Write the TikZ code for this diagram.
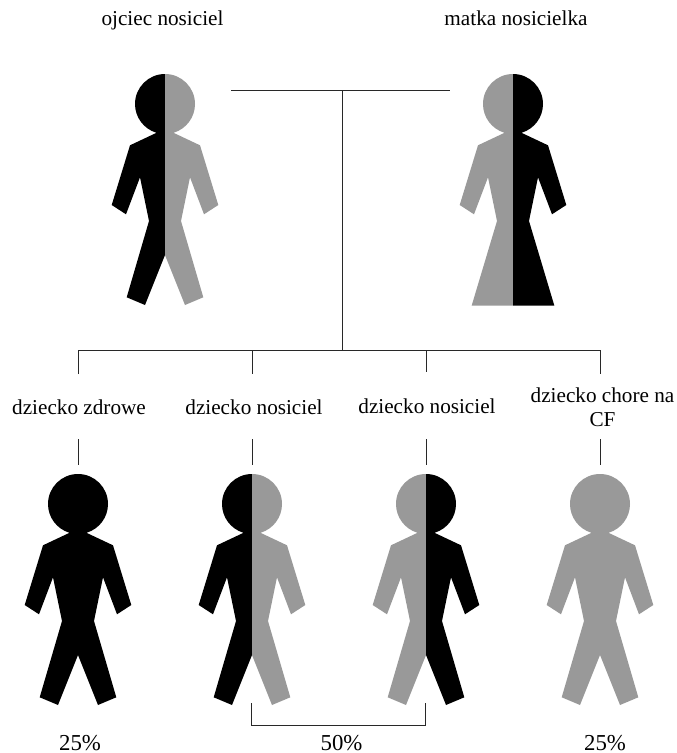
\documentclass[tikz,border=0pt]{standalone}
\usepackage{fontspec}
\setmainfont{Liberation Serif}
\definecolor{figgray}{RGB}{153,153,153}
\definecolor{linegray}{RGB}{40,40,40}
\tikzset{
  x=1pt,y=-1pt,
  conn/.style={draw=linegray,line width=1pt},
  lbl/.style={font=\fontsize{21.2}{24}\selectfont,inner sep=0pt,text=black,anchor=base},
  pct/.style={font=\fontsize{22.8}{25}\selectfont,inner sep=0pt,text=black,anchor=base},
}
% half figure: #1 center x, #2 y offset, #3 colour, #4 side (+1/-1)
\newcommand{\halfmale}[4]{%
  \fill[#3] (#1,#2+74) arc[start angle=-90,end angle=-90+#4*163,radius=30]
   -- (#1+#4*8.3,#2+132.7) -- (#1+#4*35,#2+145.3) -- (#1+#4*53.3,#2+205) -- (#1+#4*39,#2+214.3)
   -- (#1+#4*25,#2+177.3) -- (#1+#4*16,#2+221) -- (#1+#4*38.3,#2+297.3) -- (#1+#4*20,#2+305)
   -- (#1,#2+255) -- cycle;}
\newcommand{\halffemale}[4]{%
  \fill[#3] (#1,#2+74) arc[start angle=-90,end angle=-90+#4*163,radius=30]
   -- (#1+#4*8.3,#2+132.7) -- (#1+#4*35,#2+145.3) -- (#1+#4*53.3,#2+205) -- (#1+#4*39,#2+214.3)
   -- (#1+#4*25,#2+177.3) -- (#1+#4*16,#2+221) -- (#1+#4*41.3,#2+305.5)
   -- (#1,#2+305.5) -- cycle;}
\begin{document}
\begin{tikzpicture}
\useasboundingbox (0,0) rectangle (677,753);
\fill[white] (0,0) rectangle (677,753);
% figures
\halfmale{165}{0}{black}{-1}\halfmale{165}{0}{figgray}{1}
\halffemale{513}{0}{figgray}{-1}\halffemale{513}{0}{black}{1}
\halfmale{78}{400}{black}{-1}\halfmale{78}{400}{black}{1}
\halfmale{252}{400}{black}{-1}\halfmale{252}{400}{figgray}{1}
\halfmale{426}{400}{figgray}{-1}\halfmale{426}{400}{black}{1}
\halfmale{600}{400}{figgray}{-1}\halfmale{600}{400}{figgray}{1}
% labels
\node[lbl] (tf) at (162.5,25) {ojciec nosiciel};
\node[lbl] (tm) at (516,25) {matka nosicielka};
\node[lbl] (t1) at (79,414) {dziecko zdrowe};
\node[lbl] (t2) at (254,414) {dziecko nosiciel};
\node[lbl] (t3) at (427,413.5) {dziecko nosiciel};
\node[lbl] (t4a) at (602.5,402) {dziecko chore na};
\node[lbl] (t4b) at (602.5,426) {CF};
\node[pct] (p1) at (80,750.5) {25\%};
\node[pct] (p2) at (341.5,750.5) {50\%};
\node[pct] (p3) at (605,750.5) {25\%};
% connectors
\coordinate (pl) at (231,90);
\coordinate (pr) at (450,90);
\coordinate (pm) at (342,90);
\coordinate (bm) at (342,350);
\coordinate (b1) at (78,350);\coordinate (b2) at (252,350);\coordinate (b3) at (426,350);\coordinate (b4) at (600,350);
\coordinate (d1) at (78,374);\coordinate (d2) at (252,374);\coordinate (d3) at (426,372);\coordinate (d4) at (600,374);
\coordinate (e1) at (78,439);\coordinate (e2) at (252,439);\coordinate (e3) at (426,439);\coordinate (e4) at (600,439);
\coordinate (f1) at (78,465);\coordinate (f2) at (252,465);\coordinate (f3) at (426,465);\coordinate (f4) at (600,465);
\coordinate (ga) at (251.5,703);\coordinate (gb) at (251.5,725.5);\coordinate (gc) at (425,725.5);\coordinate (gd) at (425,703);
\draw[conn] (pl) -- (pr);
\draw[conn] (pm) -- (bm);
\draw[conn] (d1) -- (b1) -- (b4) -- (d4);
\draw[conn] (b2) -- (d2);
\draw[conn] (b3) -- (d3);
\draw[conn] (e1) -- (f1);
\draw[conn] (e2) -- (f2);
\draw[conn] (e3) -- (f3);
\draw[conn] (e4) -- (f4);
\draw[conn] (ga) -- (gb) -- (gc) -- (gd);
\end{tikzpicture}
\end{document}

________________________________________

• [Exercise details]: Set the listing down in full and exactly. Pictures within it should not appear in the copy.

• [Expected output]:
Write the TikZ code for this diagram.
\documentclass[tikz,border=0pt]{standalone}
\usepackage{fontspec}
\setmainfont{Liberation Serif}
\definecolor{figgray}{RGB}{153,153,153}
\definecolor{linegray}{RGB}{40,40,40}
\tikzset{
  x=1pt,y=-1pt,
  conn/.style={draw=linegray,line width=1pt},
  lbl/.style={font=\fontsize{21.2}{24}\selectfont,inner sep=0pt,text=black,anchor=base},
  pct/.style={font=\fontsize{22.8}{25}\selectfont,inner sep=0pt,text=black,anchor=base},
}
% half figure: #1 center x, #2 y offset, #3 colour, #4 side (+1/-1)
\newcommand{\halfmale}[4]{%
  \fill[#3] (#1,#2+74) arc[start angle=-90,end angle=-90+#4*163,radius=30]
   -- (#1+#4*8.3,#2+132.7) -- (#1+#4*35,#2+145.3) -- (#1+#4*53.3,#2+205) -- (#1+#4*39,#2+214.3)
   -- (#1+#4*25,#2+177.3) -- (#1+#4*16,#2+221) -- (#1+#4*38.3,#2+297.3) -- (#1+#4*20,#2+305)
   -- (#1,#2+255) -- cycle;}
\newcommand{\halffemale}[4]{%
  \fill[#3] (#1,#2+74) arc[start angle=-90,end angle=-90+#4*163,radius=30]
   -- (#1+#4*8.3,#2+132.7) -- (#1+#4*35,#2+145.3) -- (#1+#4*53.3,#2+205) -- (#1+#4*39,#2+214.3)
   -- (#1+#4*25,#2+177.3) -- (#1+#4*16,#2+221) -- (#1+#4*41.3,#2+305.5)
   -- (#1,#2+305.5) -- cycle;}
\begin{document}
\begin{tikzpicture}
\useasboundingbox (0,0) rectangle (677,753);
\fill[white] (0,0) rectangle (677,753);
% figures
\halfmale{165}{0}{black}{-1}\halfmale{165}{0}{figgray}{1}
\halffemale{513}{0}{figgray}{-1}\halffemale{513}{0}{black}{1}
\halfmale{78}{400}{black}{-1}\halfmale{78}{400}{black}{1}
\halfmale{252}{400}{black}{-1}\halfmale{252}{400}{figgray}{1}
\halfmale{426}{400}{figgray}{-1}\halfmale{426}{400}{black}{1}
\halfmale{600}{400}{figgray}{-1}\halfmale{600}{400}{figgray}{1}
% labels
\node[lbl] (tf) at (162.5,25) {ojciec nosiciel};
\node[lbl] (tm) at (516,25) {matka nosicielka};
\node[lbl] (t1) at (79,414) {dziecko zdrowe};
\node[lbl] (t2) at (254,414) {dziecko nosiciel};
\node[lbl] (t3) at (427,413.5) {dziecko nosiciel};
\node[lbl] (t4a) at (602.5,402) {dziecko chore na};
\node[lbl] (t4b) at (602.5,426) {CF};
\node[pct] (p1) at (80,750.5) {25\%};
\node[pct] (p2) at (341.5,750.5) {50\%};
\node[pct] (p3) at (605,750.5) {25\%};
% connectors
\coordinate (pl) at (231,90);
\coordinate (pr) at (450,90);
\coordinate (pm) at (342,90);
\coordinate (bm) at (342,350);
\coordinate (b1) at (78,350);\coordinate (b2) at (252,350);\coordinate (b3) at (426,350);\coordinate (b4) at (600,350);
\coordinate (d1) at (78,374);\coordinate (d2) at (252,374);\coordinate (d3) at (426,372);\coordinate (d4) at (600,374);
\coordinate (e1) at (78,439);\coordinate (e2) at (252,439);\coordinate (e3) at (426,439);\coordinate (e4) at (600,439);
\coordinate (f1) at (78,465);\coordinate (f2) at (252,465);\coordinate (f3) at (426,465);\coordinate (f4) at (600,465);
\coordinate (ga) at (251.5,703);\coordinate (gb) at (251.5,725.5);\coordinate (gc) at (425,725.5);\coordinate (gd) at (425,703);
\draw[conn] (pl) -- (pr);
\draw[conn] (pm) -- (bm);
\draw[conn] (d1) -- (b1) -- (b4) -- (d4);
\draw[conn] (b2) -- (d2);
\draw[conn] (b3) -- (d3);
\draw[conn] (e1) -- (f1);
\draw[conn] (e2) -- (f2);
\draw[conn] (e3) -- (f3);
\draw[conn] (e4) -- (f4);
\draw[conn] (ga) -- (gb) -- (gc) -- (gd);
\end{tikzpicture}
\end{document}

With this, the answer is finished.